If his records are any indication, Al Green is a troubled, no, haunted man. Imagine the spiritual afflictions that prompted the theme of "Keep Me Cryin'," Green's latest single and a song from Have a Good Time: "Well I pleased all the people/But I couldn't please the crowd/So I got down on my knees and said/Father, wouldn't you clear my head/They keep me crying all the time." What makes the thing even stranger is the song's foundation: a sprightly rhythm topped by a sweet alto, and brassy trumpet fanfares replacing the usually dark and moody Memphis horns. Somehow the apparent contradictions between tone and theme work, and "Keep Me Crying" is one of the great Al Green singles of recent years.

After the relatively adventurous Al Green Is Love, Green and producer Willie Mitchell scampered back to more conservative territory on last year's Full of Fire and again on Have a Good Time.
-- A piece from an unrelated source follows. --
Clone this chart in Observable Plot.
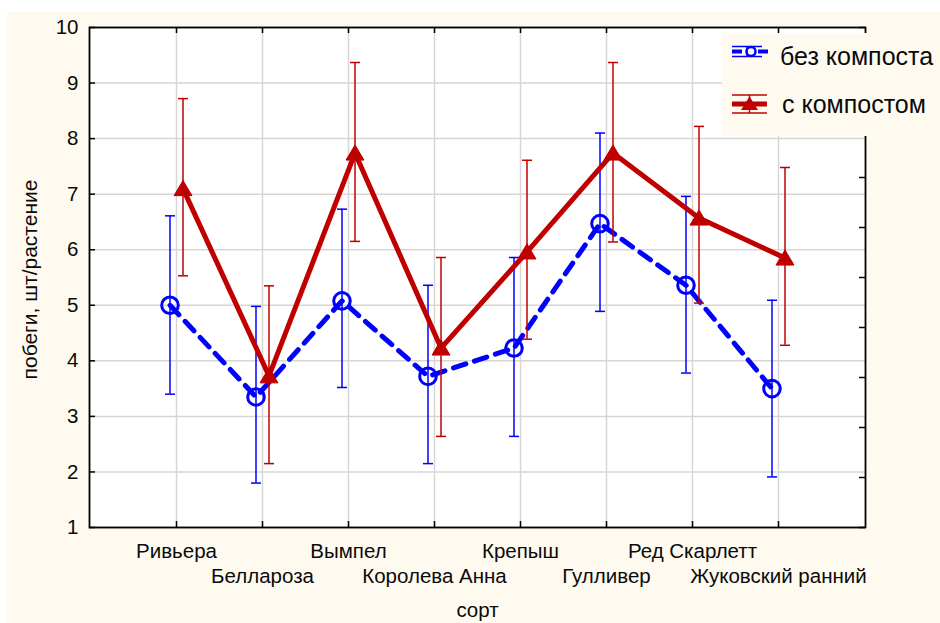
<!DOCTYPE html>
<html><head><meta charset="utf-8">
<script src="https://cdn.jsdelivr.net/npm/d3@7"></script>
<script src="https://cdn.jsdelivr.net/npm/@observablehq/plot@0.6"></script>
<style>
body{margin:0;background:#fff;font-family:"Liberation Sans",Arial,sans-serif;}
#wrap{position:relative;width:940px;height:623px;overflow:hidden;background:#fff}
#chart{position:absolute;left:7px;top:12px}
#legend{position:absolute;left:722px;top:33px;width:218px;height:103px;background:#fffaf0}
</style></head><body>
<div id="wrap"><div id="chart"></div><div id="legend"></div></div>
<script>
const categories = ["Ривьера","Беллароза","Вымпел","Королева Анна","Крепыш","Гулливер","Ред Скарлетт","Жуковский ранний"];
const seriesNames = ["без компоста","с компостом"];
const meanNo  = [5.0, 3.35, 5.08, 3.72, 4.23, 6.47, 5.36, 3.5];
const lowNo   = [3.40, 1.80, 3.52, 2.15, 2.64, 4.89, 3.78, 1.91];
const highNo  = [6.61, 4.98, 6.73, 5.36, 5.86, 8.10, 6.96, 5.09];
const meanYes = [7.10, 3.73, 7.74, 4.23, 5.96, 7.74, 6.57, 5.85];
const lowYes  = [5.53, 2.15, 6.15, 2.64, 4.39, 6.14, 5.04, 4.28];
const highYes = [8.72, 5.35, 9.37, 5.86, 7.61, 9.37, 8.22, 7.48];
const yTicks = [1,2,3,4,5,6,7,8,9,10];
const rightTicks = [1,1.9,2.8,3.7,4.6,5.5,6.4,7.3,8.2,9.1,10];
const xLabel = "сорт";
const yLabel = "побеги, шт/растение";

const BLUE = "#0000ff", RED = "#c00000";
const rowsNo = categories.map((c,i)=>({cat:c, mean:meanNo[i], low:lowNo[i], high:highNo[i]}));
const rowsYes = categories.map((c,i)=>({cat:c, mean:meanYes[i], low:lowYes[i], high:highYes[i]}));

const capSymbol = {draw(ctx, size){const r=Math.sqrt(size/Math.PI); ctx.moveTo(-r,0); ctx.lineTo(r,0);}};
const triSymbol = {draw(ctx, size){const r=Math.sqrt(size/Math.PI); ctx.moveTo(0,-0.9*r); ctx.lineTo(r,0.78*r); ctx.lineTo(-r,0.78*r); ctx.closePath();}};

function series(rows, color, dx, dashed, marker){
  return [
    Plot.ruleX(rows, {x:"cat", y1:"low", y2:"high", dx, stroke:color, strokeWidth:1.5}),
    Plot.dot(rows, {x:"cat", y:"low", dx, symbol:capSymbol, r:5, stroke:color, strokeWidth:1.5}),
    Plot.dot(rows, {x:"cat", y:"high", dx, symbol:capSymbol, r:5, stroke:color, strokeWidth:1.5}),
    Plot.line(rows, {x:"cat", y:"mean", dx, stroke:color, strokeWidth:5, strokeDasharray: dashed ? "13,9" : null}),
    marker === "circle"
      ? Plot.dot(rows, {x:"cat", y:"mean", dx, r:8.3, stroke:color, strokeWidth:3, fill:"none"})
      : Plot.dot(rows, {x:"cat", y:"mean", dx, r:9, symbol:triSymbol, fill:color, stroke:color, strokeWidth:1})
  ];
}

const W = 933, H = 611, ML = 82, MT = 15, MR = 75, MB = 96;
const PW = W-ML-MR, PH = H-MT-MB;

const chart = Plot.plot({
  width: W, height: H,
  marginLeft: ML, marginTop: MT, marginRight: MR, marginBottom: MB,
  style: {fontFamily: "Liberation Sans, Arial, sans-serif", background: "#fffaf0", color: "#0a0a0a", overflow: "visible"},
  x: {type: "point", domain: categories, padding: 1},
  y: {domain: [1, 10]},
  marks: [
    Plot.frame({fill: "white", stroke: null}),
    Plot.gridX({stroke: "#d6d6d6", strokeOpacity: 1, strokeWidth: 1.5}),
    Plot.gridY({ticks: yTicks, stroke: "#d6d6d6", strokeOpacity: 1, strokeWidth: 1.5}),
    Plot.ruleY(yTicks, {y: d => d, insetRight: PW - 6, stroke: "#000", strokeWidth: 1.5}),
    Plot.ruleY(rightTicks, {y: d => d, insetLeft: PW - 6, stroke: "#000", strokeWidth: 1.5}),
    Plot.ruleX(categories, {x: d => d, insetTop: PH - 6, stroke: "#000", strokeWidth: 1.5}),
    Plot.ruleX(categories, {x: d => d, insetBottom: PH - 6, stroke: "#000", strokeWidth: 1.5}),
    ...series(rowsNo, BLUE, -6.5, true, "circle"),
    ...series(rowsYes, RED, 6.5, false, "triangle"),
    Plot.frame({stroke: "#000", strokeWidth: 1.8}),
    Plot.axisY({ticks: yTicks, tickSize: 0, tickPadding: 11, fontSize: 20.5, label: null}),
    Plot.axisX({tickSize: 0, tickPadding: 15.5, fontSize: 20.5, label: null,
      tickFormat: d => categories.indexOf(d) % 2 === 0 ? d : ""}),
    Plot.axisX({tickSize: 0, tickPadding: 40.5, fontSize: 20.5, label: null,
      tickFormat: d => categories.indexOf(d) % 2 === 1 ? d : ""}),
    Plot.text([yLabel], {frameAnchor: "left", textAnchor: "middle", dx: -59, dy: 2, rotate: -90, fontSize: 21, fill: "#0a0a0a"}),
    Plot.text([xLabel], {frameAnchor: "bottom", textAnchor: "middle", dy: 89.5, fontSize: 20.5, fill: "#0a0a0a"})
  ]
});
document.getElementById("chart").appendChild(chart);

// legend
const lg = d3.select("#legend").append("svg").attr("width", 218).attr("height", 103)
  .style("font-family", "Liberation Sans, Arial, sans-serif");
const b = lg.append("g");
b.append("line").attr("x1",10).attr("x2",40).attr("y1",13.5).attr("y2",13.5).attr("stroke",BLUE).attr("stroke-width",1.5);
b.append("line").attr("x1",10).attr("x2",40).attr("y1",23.5).attr("y2",23.5).attr("stroke",BLUE).attr("stroke-width",1.5);
b.append("line").attr("x1",25).attr("x2",25).attr("y1",13.5).attr("y2",23.5).attr("stroke",BLUE).attr("stroke-width",1.5);
b.append("line").attr("x1",10).attr("x2",46).attr("y1",18.5).attr("y2",18.5).attr("stroke",BLUE).attr("stroke-width",4).attr("stroke-dasharray","10,16");
b.append("circle").attr("cx",29).attr("cy",18.5).attr("r",4.5).attr("fill","none").attr("stroke",BLUE).attr("stroke-width",2.5);
lg.append("text").attr("x",58).attr("y",32).attr("font-size",25).attr("fill","#0a0a0a").text(seriesNames[0]);
const r = lg.append("g");
r.append("line").attr("x1",10).attr("x2",45).attr("y1",62).attr("y2",62).attr("stroke",RED).attr("stroke-width",1.5);
r.append("line").attr("x1",10).attr("x2",45).attr("y1",80).attr("y2",80).attr("stroke",RED).attr("stroke-width",1.5);
r.append("line").attr("x1",27.5).attr("x2",27.5).attr("y1",62).attr("y2",80).attr("stroke",RED).attr("stroke-width",1.5);
r.append("line").attr("x1",10).attr("x2",45).attr("y1",71).attr("y2",71).attr("stroke",RED).attr("stroke-width",5);
r.append("path").attr("d","M27.5,63.5L36,77L19,77Z").attr("fill",RED);
lg.append("text").attr("x",60).attr("y",80).attr("font-size",25).attr("fill","#0a0a0a").text(seriesNames[1]);
</script>
</body></html>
Al's recent announcement that he intends to bring religion into his music has not brought any appreciable changes. To be sure, there are three gospel songs here, including the marvelous Sam Cooke/Soul Stirrers title cut, but too often Green and Mitchell fall back on ploys from previous albums, including yet another country-soul weeper, Toussaint McCall's "Nothing Takes the Place of You," which fails to reach the stark melancholy of the original. Near the end of side two Green crows, "I'm happy," but it is "Something," on side one, that truly sets the tone of this album: "Something is doggin' me.... Whatever it is I can't leave it alone."